Mulching is an important job to keep up with in July. Organic mulches break down over time, so be sure to check the mulch around your plants. Keep a 3- to 4-inch layer of mulch around your plants to retain moisture. Also keep a thick layer of mulch around the roots of trees and shrubs.

During these warmer months, raise the mowing height to 2.5 to 3 inches. Water your lawn with 1 inch of water per week to ensure healthy growth.

Harvest vegetables and fruits regularly to keep your garden productive.

Plant transplants of tomatoes, eggplants, and peppers. You can also start seeding lima beans, pumpkins, and squash.

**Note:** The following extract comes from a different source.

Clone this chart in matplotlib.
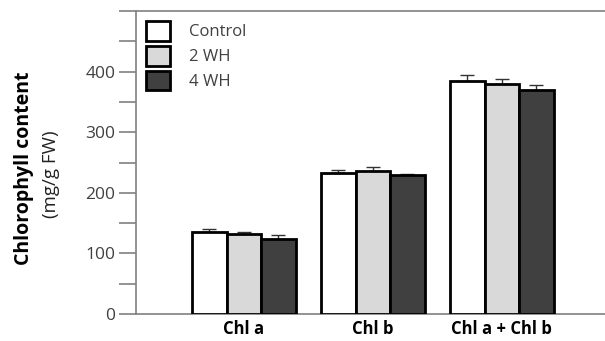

Late this month, plant iris and daylilies. Prepare soil now for fall planting.

Dig up and divide crowded spring-blooming bulbs whenever they are dormant.

Generally, trees and shrubs need deep watering with a hose every 10 to 14 days to a depth of 3 inches at the roots. Do not fertilize.

Stop fertilizing trees and shrubs so that they can start preparing for winter dormancy.

Remove any faded or dead flowers to encourage new growth.

Remove annual flowers that have finished flowering.

Feed your roses at midmonth to encourage more flowering.

Water your containers twice a day. Apply a slow-release fertilizer.

If white crust develops in containers, it's salt buildup; remove and water heavily to flush out salts.